***** Raw data *****

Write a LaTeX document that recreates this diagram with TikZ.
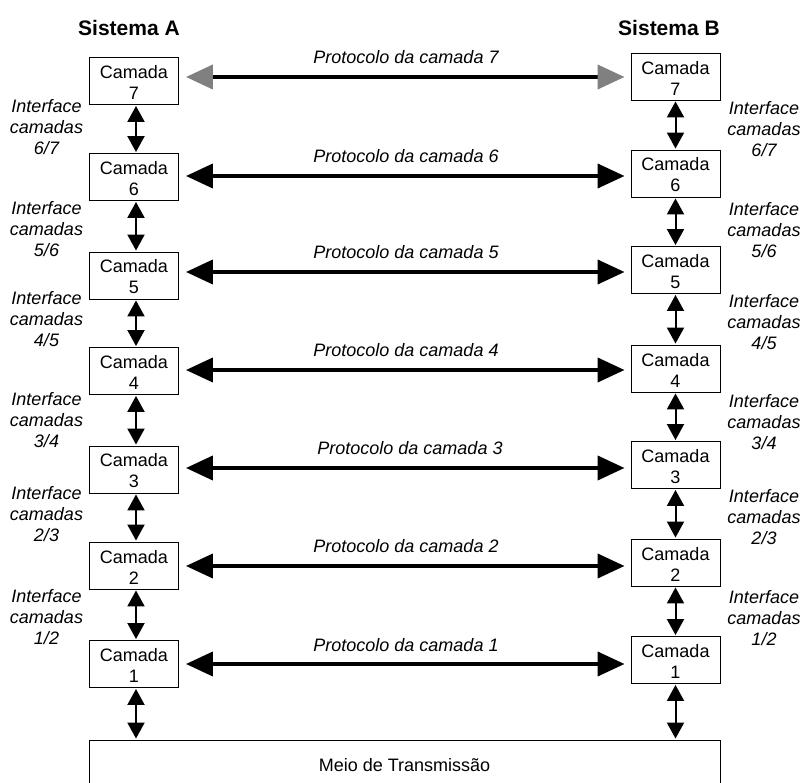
\documentclass[tikz,border=0pt]{standalone}
\usepackage{fontspec}
\setmainfont{Liberation Sans}
\usetikzlibrary{arrows.meta,calc}
\definecolor{tipgray}{RGB}{128,128,128}
\begin{document}
\begin{tikzpicture}[x=1pt,y=-1pt,
  layer/.style={draw,line width=0.9pt,minimum width=89pt,minimum height=47pt,inner sep=0pt,
    label={[align=center,inner sep=0pt,font=\fontsize{18}{21}\selectfont,yshift=-1.5pt]center:Camada\\#1}},
  sysname/.style={font=\fontsize{21}{25}\selectfont\bfseries},
  iflabel/.style={align=center,inner sep=0pt,font=\fontsize{18}{21}\selectfont\itshape},
  protolabel/.style={anchor=base,inner sep=0pt,font=\fontsize{18}{22}\selectfont\itshape},
  proto/.style={line width=4pt,{Triangle[length=27pt,width=24pt]}-{Triangle[length=27pt,width=24pt]}},
  protogray/.style={line width=4pt,{Triangle[length=27pt,width=24pt,color=tipgray]}-{Triangle[length=27pt,width=24pt,color=tipgray]}},
  iface/.style={line width=2pt,{Triangle[length=16pt,width=17pt]}-{Triangle[length=16pt,width=17pt]},
    shorten <=1pt,shorten >=1pt},
]
\useasboundingbox (0,0) rectangle (804,783);
\clip (0,0) rectangle (804,783);

% system titles
\node[sysname] (sA) at (129,28) {Sistema A};
\node[sysname] (sB) at (669,28) {Sistema B};

% layer stacks
\node[layer=7] (L7) at (134,81) {};
\node[layer=6] (L6) at (134,177) {};
\node[layer=5] (L5) at (134,275.5) {};
\node[layer=4] (L4) at (134,371) {};
\node[layer=3] (L3) at (134,469.5) {};
\node[layer=2] (L2) at (134,565.5) {};
\node[layer=1] (L1) at (134,664) {};

\node[layer=7] (R7) at (675.5,76.5) {};
\node[layer=6] (R6) at (675.5,173.5) {};
\node[layer=5] (R5) at (675.5,270) {};
\node[layer=4] (R4) at (675.5,368.5) {};
\node[layer=3] (R3) at (675.5,465) {};
\node[layer=2] (R2) at (675.5,562.5) {};
\node[layer=1] (R1) at (675.5,660) {};

% physical medium
\node[draw,line width=0.9pt,minimum width=631pt,minimum height=50pt,inner sep=0pt,
  font=\fontsize{18}{22}\selectfont] (meio) at (404.5,765) {Meio de Transmissão};

% heights of the peer protocol arrows
\coordinate (h7) at (0,77);
\coordinate (h6) at (0,176);
\coordinate (h5) at (0,272);
\coordinate (h4) at (0,370);
\coordinate (h3) at (0,468);
\coordinate (h2) at (0,566);
\coordinate (h1) at (0,664);

% peer protocols
\draw[protogray] ($(L7.east |- h7)+(7,0)$) -- ($(R7.west |- h7)+(-6,0)$);
\foreach \i in {6,...,1}{
  \draw[proto] ($(L\i.east |- h\i)+(7,0)$) -- ($(R\i.west |- h\i)+(-6,0)$);
}
\node[protolabel] (p7) at (406,64) {Protocolo da camada 7};
\node[protolabel] (p6) at (406,163) {Protocolo da camada 6};
\node[protolabel] (p5) at (406,259) {Protocolo da camada 5};
\node[protolabel] (p4) at (406,357) {Protocolo da camada 4};
\node[protolabel] (p3) at (410,455) {Protocolo da camada 3};
\node[protolabel] (p2) at (406,553) {Protocolo da camada 2};
\node[protolabel] (p1) at (406,651) {Protocolo da camada 1};

% interfaces between adjacent layers
\foreach \u/\d in {7/6,6/5,5/4,4/3,3/2,2/1}{
  \draw[iface] ($(L\u.south)+(2,0)$) -- ($(L\d.north)+(2,0)$);
  \draw[iface] (R\u.south) -- (R\d.north);
}
\draw[iface] ($(L1.south)+(2,0)$) -- ($(L1.south |- meio.north)+(2,0)$);
\draw[iface] (R1.south) -- (R1.south |- meio.north);

% interface labels
\node[iflabel] (iA67) at (46.5,127) {Interface\\camadas\\6/7};
\node[iflabel] (iA56) at (46.5,229) {Interface\\camadas\\5/6};
\node[iflabel] (iA45) at (46.5,319) {Interface\\camadas\\4/5};
\node[iflabel] (iA34) at (46.5,420) {Interface\\camadas\\3/4};
\node[iflabel] (iA23) at (46.5,514) {Interface\\camadas\\2/3};
\node[iflabel] (iA12) at (46.5,617) {Interface\\camadas\\1/2};

\node[iflabel] (iB67) at (764,129) {Interface\\camadas\\6/7};
\node[iflabel] (iB56) at (764,230) {Interface\\camadas\\5/6};
\node[iflabel] (iB45) at (764,322) {Interface\\camadas\\4/5};
\node[iflabel] (iB34) at (764,422) {Interface\\camadas\\3/4};
\node[iflabel] (iB23) at (764,517) {Interface\\camadas\\2/3};
\node[iflabel] (iB12) at (764,618) {Interface\\camadas\\1/2};
\end{tikzpicture}
\end{document}
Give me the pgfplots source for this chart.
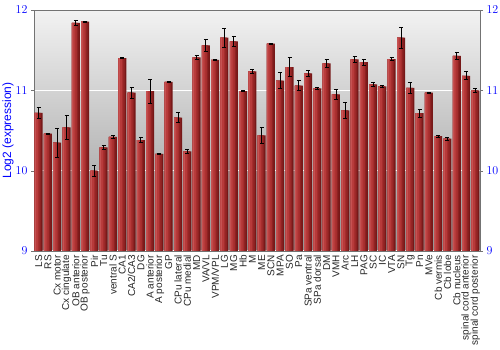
\documentclass[border=0pt]{standalone}
\usepackage{pgfplots}
\pgfplotsset{compat=1.18}
\usepackage{pgfplotstable}
\usepackage{fontspec}
\setmainfont{Liberation Sans}
\definecolor{tickblue}{HTML}{0000FF}
\definecolor{barA}{HTML}{761818}
\definecolor{barB}{HTML}{8E2222}
\definecolor{barC}{HTML}{A52D2D}
\definecolor{barD}{HTML}{B73A3A}
\definecolor{barE}{HTML}{C65252}
\pgfplotstableread[col sep=comma]{
name,y,e
LS,10.72,0.07
RS,10.46,0.01
Cx motor,10.35,0.18
Cx cingulate,10.54,0.15
OB anterior,11.84,0.03
OB posterior,11.855,0.005
Pir,10.0,0.07
Tu,10.29,0.02
ventral S,10.42,0.02
CA1,11.40,0.005
CA2/CA3,10.97,0.065
DG,10.38,0.03
A anterior,10.99,0.15
A posterior,10.21,0.005
GP,11.105,0.01
CPu lateral,10.66,0.06
CPu medial,10.24,0.02
MD,11.41,0.025
VA/VL,11.56,0.07
VPM/VPL,11.38,0.005
LG,11.655,0.115
MG,11.61,0.06
Hb,10.99,0.005
M,11.235,0.02
ME,10.44,0.095
SCN,11.58,0.005
MPA,11.12,0.1
SO,11.29,0.115
Pa,11.06,0.065
SPa ventral,11.21,0.04
SPa dorsal,11.025,0.015
DM,11.335,0.055
VMH,10.95,0.06
Arc,10.75,0.1
LH,11.385,0.04
PAG,11.35,0.04
SC,11.075,0.025
IC,11.05,0.01
VTA,11.39,0.02
SN,11.655,0.13
Tg,11.03,0.07
Pn,10.715,0.05
MVe,10.97,0.01
Cb vermis,10.43,0.01
Cb lobe,10.40,0.02
Cb nucleus,11.43,0.04
spinal cord anterior,11.18,0.05
spinal cord posterior,11.0,0.02
}\data
\begin{document}
\begin{tikzpicture}
\begin{axis}[
  at={(0,0)}, anchor=south west,
  scale only axis, width=446pt, height=241pt,
  xmin=-0.5, xmax=47.5, ymin=9, ymax=12,
  axis background/.style={shade, top color=black!5, bottom color=black!42},
  axis line style={black!55},
  ytick={9,10,11,12},
  ytick pos=left,
  tick align=outside,
  major tick length=3pt,
  ytick style={black!55},
  yticklabel style={font=\fontsize{12}{12}\selectfont, text=tickblue},
  ymajorgrids, major grid style={white, line width=1pt},
  xtick=data,
  xticklabels from table={\data}{name},
  xtick style={draw=none},
  xticklabel style={rotate=90, anchor=east, font=\fontsize{10}{10}\selectfont, text=black!85, inner sep=1pt},
  ylabel={Log2 (expression)},
  every axis y label/.style={at={(axis description cs:-0.058,0.5)}, rotate=90, anchor=center, font=\fontsize{12}{12}\selectfont, text=tickblue},
  ybar,
]
\addplot[draw=none, fill=barA, bar width=8pt, bar shift=0pt]
  table[x expr=\coordindex, y=y]{\data};
\addplot[draw=none, fill=barB, bar width=6.5pt, bar shift=-0.75pt]
  table[x expr=\coordindex, y=y]{\data};
\addplot[draw=none, fill=barC, bar width=5pt, bar shift=-1.5pt]
  table[x expr=\coordindex, y=y]{\data};
\addplot[draw=none, fill=barD, bar width=3.5pt, bar shift=-2.25pt]
  table[x expr=\coordindex, y=y]{\data};
\addplot[draw=none, fill=barE, bar width=1.5pt, bar shift=-3.25pt]
  table[x expr=\coordindex, y=y]{\data};
\addplot[draw=none, fill=none, bar width=8pt, bar shift=0pt,
  error bars/.cd, y dir=both, y explicit, error mark=-, error bar style={black, line width=0.8pt},
  error mark options={black, line width=0.8pt, mark size=2pt, rotate=90}]
  table[x expr=\coordindex, y=y, y error=e]{\data};
\end{axis}
\begin{axis}[
  at={(0,0)}, anchor=south west,
  scale only axis, width=446pt, height=241pt,
  xmin=-0.5, xmax=47.5, ymin=9, ymax=12,
  axis line style={draw=none},
  ytick={9,10,11,12},
  ytick pos=right, yticklabel pos=right,
  tick align=outside,
  major tick length=3pt,
  ytick style={black!55},
  yticklabel style={font=\fontsize{12}{12}\selectfont, text=tickblue},
  xtick=\empty,
]
\end{axis}
\draw[black!55] (0,241pt) -- (446pt,241pt);
\draw[black!55] (446pt,0) -- (446pt,241pt);
\pgfresetboundingbox
\path[use as bounding box] (-34pt,-99pt) rectangle (466pt,251pt);
\end{tikzpicture}
\end{document}
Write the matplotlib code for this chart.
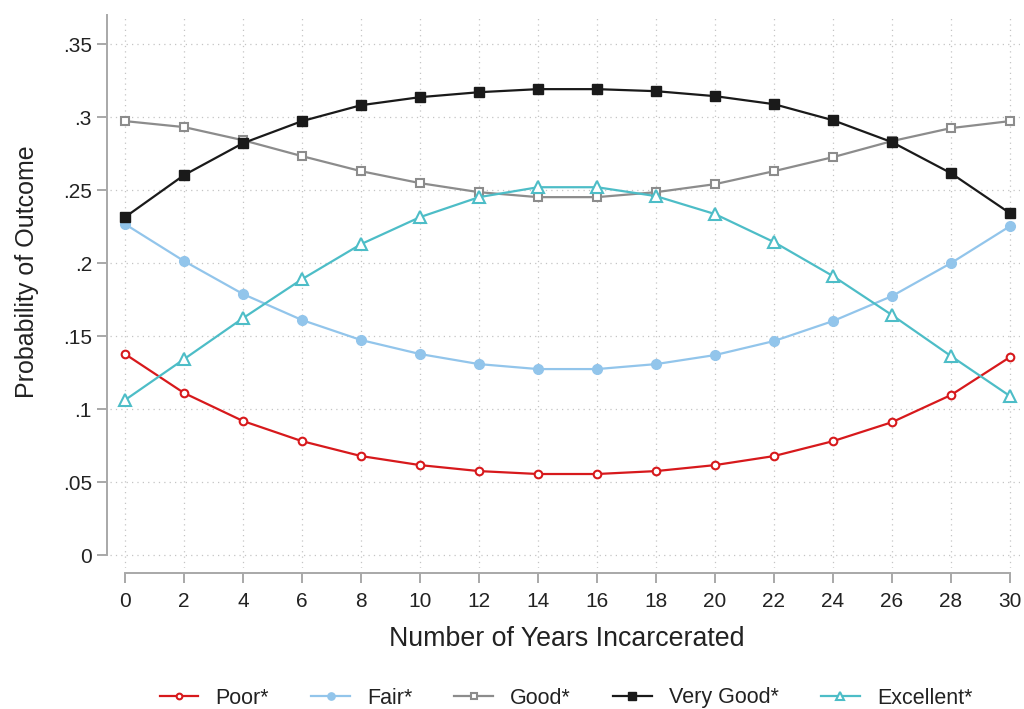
import matplotlib
matplotlib.use("Agg")
import matplotlib.pyplot as plt
from matplotlib.ticker import FixedLocator

plt.rcParams['font.family'] = ['Liberation Sans', 'DejaVu Sans']

years = [0, 2, 4, 6, 8, 10, 12, 14, 16, 18, 20, 22, 24, 26, 28, 30]

poor = [0.1377, 0.1110, 0.0918, 0.0780, 0.0678, 0.0616, 0.0575, 0.0555,
        0.0555, 0.0575, 0.0616, 0.0678, 0.0780, 0.0910, 0.1096, 0.1356]
fair = [0.2267, 0.2014, 0.1788, 0.1610, 0.1473, 0.1377, 0.1308, 0.1274,
        0.1274, 0.1308, 0.1370, 0.1466, 0.1603, 0.1774, 0.2000, 0.2253]
good = [0.2973, 0.2932, 0.2842, 0.2733, 0.2630, 0.2548, 0.2486, 0.2452,
        0.2452, 0.2486, 0.2541, 0.2630, 0.2726, 0.2836, 0.2925, 0.2973]
very_good = [0.2315, 0.2603, 0.2822, 0.2973, 0.3082, 0.3137, 0.3171, 0.3192,
             0.3192, 0.3178, 0.3144, 0.3089, 0.2979, 0.2829, 0.2616, 0.2342]
excellent = [0.1062, 0.1342, 0.1623, 0.1890, 0.2130, 0.2315, 0.2452, 0.2520,
             0.2520, 0.2459, 0.2336, 0.2144, 0.1911, 0.1644, 0.1363, 0.1089]

labels = ["Poor*", "Fair*", "Good*", "Very Good*", "Excellent*"]
y_ticks = [0, 0.05, 0.10, 0.15, 0.20, 0.25, 0.30, 0.35]
y_tick_labels = ["0", ".05", ".1", ".15", ".2", ".25", ".3", ".35"]
x_ticks = years

fig = plt.figure(figsize=(10.24, 7.09), dpi=100)
W, H = 1024, 709
left, right, top, bottom = 110, 1020, 15, 568
ax = fig.add_axes([left / W, 1 - bottom / H, (right - left) / W, (bottom - top) / H])

styles = [
    dict(color="#d7191c", marker="o", mfc="white", ms=5.5, mew=1.5),
    dict(color="#92c5eb", marker="o", mfc="#92c5eb", ms=7, mew=1.0),
    dict(color="#8c8c8c", marker="s", mfc="white", ms=6, mew=1.5),
    dict(color="#1a1a1a", marker="s", mfc="#1a1a1a", ms=7.5, mew=1.0),
    dict(color="#4dbdc7", marker="^", mfc="white", ms=8, mew=1.5),
]
series = [poor, fair, good, very_good, excellent]
for vals, lab, st in zip(series, labels, styles):
    ax.plot(years, vals, label=lab, lw=1.6, color=st["color"], marker=st["marker"],
            markerfacecolor=st["mfc"], markeredgecolor=st["color"],
            markersize=st["ms"], markeredgewidth=st["mew"], zorder=3)

ax.set_xlim(-0.51, 30.34)
ax.set_ylim(-0.0089, 0.37)

ax.xaxis.set_major_locator(FixedLocator(x_ticks))
ax.set_xticklabels([str(v) for v in x_ticks])
ax.yaxis.set_major_locator(FixedLocator(y_ticks))
ax.set_yticklabels(y_tick_labels)

ax.grid(True, which="major", color="#c4c4c4", linestyle=(0, (1, 3.3)), linewidth=0.9, zorder=0)

for s in ["top", "right"]:
    ax.spines[s].set_visible(False)
axis_gray = "#a8a8a8"
for s in ["left", "bottom"]:
    ax.spines[s].set_color(axis_gray)
    ax.spines[s].set_linewidth(1.4)
ax.spines["left"].set_position(("outward", 2.2))
ax.spines["bottom"].set_position(("outward", 3.6))
ax.spines["left"].set_bounds(0, 0.37)
ax.spines["bottom"].set_bounds(0, 30)

ax.tick_params(axis="both", direction="out", length=7.2, width=1.4, color=axis_gray,
               labelsize=15, labelcolor="#222222")
ax.tick_params(axis="x", pad=6.5)
ax.tick_params(axis="y", pad=3.6)

ax.set_xlabel("Number of Years Incarcerated", fontsize=19.3, color="#222222")
ax.xaxis.set_label_coords(567 / W, 1 - 626 / H, transform=fig.transFigure)
ax.set_ylabel("Probability of Outcome", fontsize=18, color="#222222")
ax.yaxis.set_label_coords(39 / W, 1 - 272 / H, transform=fig.transFigure)

fig.legend(loc="center", bbox_to_anchor=(566 / W, 1 - 698 / H), ncol=5, frameon=False,
           fontsize=15.5, handlelength=1.8, columnspacing=1.95, handletextpad=0.8,
           markerscale=0.75, labelcolor="#222222")

fig.savefig("out.png", dpi=100, facecolor="white")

*****

*Problem statement:* From the first line above to the line containing "(R1) at (675.5,660)", repeat each line exactly. Pictures stay out.

*Result below:*
Write a LaTeX document that recreates this diagram with TikZ.
\documentclass[tikz,border=0pt]{standalone}
\usepackage{fontspec}
\setmainfont{Liberation Sans}
\usetikzlibrary{arrows.meta,calc}
\definecolor{tipgray}{RGB}{128,128,128}
\begin{document}
\begin{tikzpicture}[x=1pt,y=-1pt,
  layer/.style={draw,line width=0.9pt,minimum width=89pt,minimum height=47pt,inner sep=0pt,
    label={[align=center,inner sep=0pt,font=\fontsize{18}{21}\selectfont,yshift=-1.5pt]center:Camada\\#1}},
  sysname/.style={font=\fontsize{21}{25}\selectfont\bfseries},
  iflabel/.style={align=center,inner sep=0pt,font=\fontsize{18}{21}\selectfont\itshape},
  protolabel/.style={anchor=base,inner sep=0pt,font=\fontsize{18}{22}\selectfont\itshape},
  proto/.style={line width=4pt,{Triangle[length=27pt,width=24pt]}-{Triangle[length=27pt,width=24pt]}},
  protogray/.style={line width=4pt,{Triangle[length=27pt,width=24pt,color=tipgray]}-{Triangle[length=27pt,width=24pt,color=tipgray]}},
  iface/.style={line width=2pt,{Triangle[length=16pt,width=17pt]}-{Triangle[length=16pt,width=17pt]},
    shorten <=1pt,shorten >=1pt},
]
\useasboundingbox (0,0) rectangle (804,783);
\clip (0,0) rectangle (804,783);

% system titles
\node[sysname] (sA) at (129,28) {Sistema A};
\node[sysname] (sB) at (669,28) {Sistema B};

% layer stacks
\node[layer=7] (L7) at (134,81) {};
\node[layer=6] (L6) at (134,177) {};
\node[layer=5] (L5) at (134,275.5) {};
\node[layer=4] (L4) at (134,371) {};
\node[layer=3] (L3) at (134,469.5) {};
\node[layer=2] (L2) at (134,565.5) {};
\node[layer=1] (L1) at (134,664) {};

\node[layer=7] (R7) at (675.5,76.5) {};
\node[layer=6] (R6) at (675.5,173.5) {};
\node[layer=5] (R5) at (675.5,270) {};
\node[layer=4] (R4) at (675.5,368.5) {};
\node[layer=3] (R3) at (675.5,465) {};
\node[layer=2] (R2) at (675.5,562.5) {};
\node[layer=1] (R1) at (675.5,660) {};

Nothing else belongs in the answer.